Goodman displays remarkable knowledge of the inner workings of the modern biomedical enterprise, especially how the drive for big money and the thirst for prestige clash with the classical style of muted, deliberate, and often disappointing research far from the glare of the public eye. Each character embodies a distinct player in the corps that makes up this real-world enterprise. Sandy Glass is the brash big-picture clinician, not a real scientist, but pretending to be one. His skill is as the front man, the doctor who conjures the dream and communicates the message. Sandy’s wife, Ann, a refined WASP, tries to keep him grounded and in touch with reality; she insists on including a menorah at the family Christmas party. Marion Mendelssohn is the self-critical researcher, a throw-back to an earlier era, struggling not to be seduced by Sandy’s hype and her own growing hopes. Her husband, Jacob, was a child prodigy who realized that, despite all his brilliance, he lacked creativity and so has devoted his life to his wife’s career. The postdoctoral fellows in the Glass-Mendelssohn laboratory also fit familiar phenotypes: Feng, from Beijing, works with quiet efficiency and is inscrutable, because he says the opposite of what he thinks; Robin, Cliff’s co-researcher and girlfriend, is sexy and ambitious, and her envy and resentment of Cliff make her into a whistle-blower used by academic enemies against the Philpot team. Jacob’s well-intentioned machinations also backfire, working to undermine Marion.

At each turn in the story, Goodman has her doctors and scientists wrestle with how deeply they want to dig to find the truth. And, in what may come as a surprise to a lay reader, she shows how hard it can be to ultimately discern truth in science. Experiments, when repeated, may not yield the same results, because scores of maddening technical details involved in each attempt can keep the researcher in limbo. All the while, the powerful cultural forces of fame, money, and envy work to press Glass and Mendelssohn for a definitive answer—or not. When the doubts about Cliff’s data explode into a national scandal, Glass is forced to testify in front of Congress, and his inquisition in Washington mirrors that of David Baltimore—except that Sandy does not invoke science to counter the politicians but rather employs a clever cultural ruse.

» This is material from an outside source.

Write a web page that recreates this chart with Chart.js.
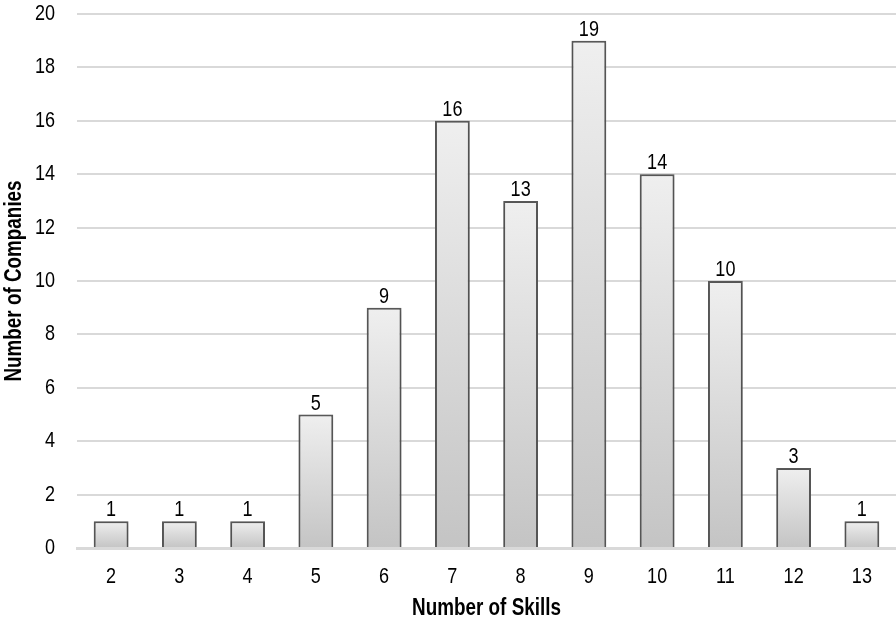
<!DOCTYPE html>
<html>
<head>
<meta charset="utf-8">
<script src="https://cdn.jsdelivr.net/npm/chart.js@4.4.1/dist/chart.umd.min.js"></script>
<style>
  html, body { margin: 0; padding: 0; background: #fff; }
  #wrap { width: 896px; height: 627px; }
</style>
</head>
<body>
<div id="wrap"><canvas id="barChart"></canvas></div>
<script>
var skills = ['2', '3', '4', '5', '6', '7', '8', '9', '10', '11', '12', '13'];
var companies = [1, 1, 1, 5, 9, 16, 13, 19, 14, 10, 3, 1];
var yTicks = [0, 2, 4, 6, 8, 10, 12, 14, 16, 18, 20];

var xTitle = 'Number of Skills';
var yTitle = 'Number of Companies';

// Liberation Sans squeezed sideways stands in for a narrow face
var fontFamily = "'Liberation Sans', Arial, sans-serif";
var narrow = 0.82;

function narrowText(ctx, text, x, y, align, rotate) {
    ctx.save();
    ctx.translate(x, y);
    if (rotate) ctx.rotate(rotate);
    ctx.scale(narrow, 1);
    ctx.textAlign = align;
    ctx.fillText(text, 0, 0);
    ctx.restore();
}

// vertical gradient per bar, light on top, grey at the base
function barFill(context) {
    var chart = context.chart;
    var yScale = chart.scales.y;
    if (!chart.chartArea || !yScale) return '#dddddd';
    var top = yScale.getPixelForValue(companies[context.dataIndex]);
    var base = yScale.getPixelForValue(0);
    if (!isFinite(top) || !isFinite(base) || top === base) return '#dddddd';
    var g = chart.ctx.createLinearGradient(0, top, 0, base);
    g.addColorStop(0, '#efefef');
    g.addColorStop(1, '#c4c4c4');
    return g;
}

// soft shadow under the bars
var barShadow = {
    id: 'barShadow',
    beforeDatasetsDraw: function (chart) {
        var ctx = chart.ctx;
        ctx.save();
        ctx.shadowColor = 'rgba(0, 0, 0, 0.22)';
        ctx.shadowBlur = 4;
        ctx.shadowOffsetX = 0;
        ctx.shadowOffsetY = 1;
    },
    afterDatasetsDraw: function (chart) {
        chart.ctx.restore();
    }
};

// tick labels, axis titles and the value above each bar
var textLayer = {
    id: 'textLayer',
    afterDraw: function (chart) {
        var ctx = chart.ctx;
        var xs = chart.scales.x;
        var ys = chart.scales.y;
        var area = chart.chartArea;
        ctx.save();
        ctx.fillStyle = '#000';

        ctx.font = '22px ' + fontFamily;
        ctx.textBaseline = 'middle';
        yTicks.forEach(function (v) {
            narrowText(ctx, String(v), 55, ys.getPixelForValue(v), 'right');
        });
        skills.forEach(function (s, i) {
            narrowText(ctx, s, xs.getPixelForValue(i), area.bottom + 29, 'center');
        });

        ctx.textBaseline = 'alphabetic';
        var meta = chart.getDatasetMeta(0);
        meta.data.forEach(function (bar, i) {
            narrowText(ctx, String(companies[i]), bar.x, bar.y - 5, 'center');
        });

        ctx.font = 'bold 23px ' + fontFamily;
        ctx.textBaseline = 'middle';
        narrowText(ctx, xTitle, (area.left + area.right) / 2, area.bottom + 61, 'center');
        narrowText(ctx, yTitle, 15, (area.top + area.bottom) / 2, 'center', -Math.PI / 2);
        ctx.restore();
    }
};

new Chart(document.getElementById('barChart').getContext('2d'), {
    type: 'bar',
    data: {
        labels: skills,
        datasets: [{
            data: companies,
            backgroundColor: barFill,
            borderColor: '#5a5a5a',
            borderWidth: 2,
            borderSkipped: 'bottom',
            categoryPercentage: 1,
            barPercentage: 0.51
        }]
    },
    options: {
        responsive: true,
        maintainAspectRatio: false,
        animation: false,
        layout: { padding: { top: 14, right: 0, left: 77, bottom: 79 } },
        plugins: {
            legend: { display: false },
            tooltip: { enabled: false }
        },
        scales: {
            x: {
                grid: { display: false, drawTicks: false },
                border: { display: true, color: '#d9d9d9', width: 3 },
                ticks: { display: false }
            },
            y: {
                min: 0,
                max: 20,
                afterBuildTicks: function (axis) {
                    axis.ticks = yTicks.map(function (v) { return { value: v }; });
                },
                grid: { color: '#d9d9d9', lineWidth: 2, drawTicks: false },
                border: { display: false },
                ticks: { display: false }
            }
        }
    },
    plugins: [barShadow, textLayer]
});
</script>
</body>
</html>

Each of Goodman’s characters could be cartoonish, except that such individuals in fact do heavily populate the Boston-Cambridge biomedical axis. She so deftly captures them—their talents, incentives, foibles, and language—that I found myself linking the fictional names to real-life faculty and fellows at local universities and hospitals. This authenticity is the greatest strength of Intuition. Rarely has a novel so deeply probed the thoughts and actions of physicians and scientists as they strive to succeed. It lifts the veil off this world and exposes its promise and peril. Whether Cliff made an honest technical error out of excess enthusiasm, or cheated like Hwang, or really had genuine but hard-to-replicate data—like that from Baltimore’s lab—is kept in suspension for nearly the entire book. Goodman is doing more than creating a mystery; she is raising a question of epistemology.

Goodman adopts the traditional conceit of the omniscient narrator, knowing the mind and heart of each protagonist, but by refraining from exposing Cliff Bannaker as a charlatan or lauding him as a hero until the very end, she prompts us to reflect on the broader issue of truth in today’s culture. Medical science becomes a window into the world of politics, business, and personal relationships, and we begin to question whether the truth always sets us free. Goodman concludes that it does, but in unexpected ways.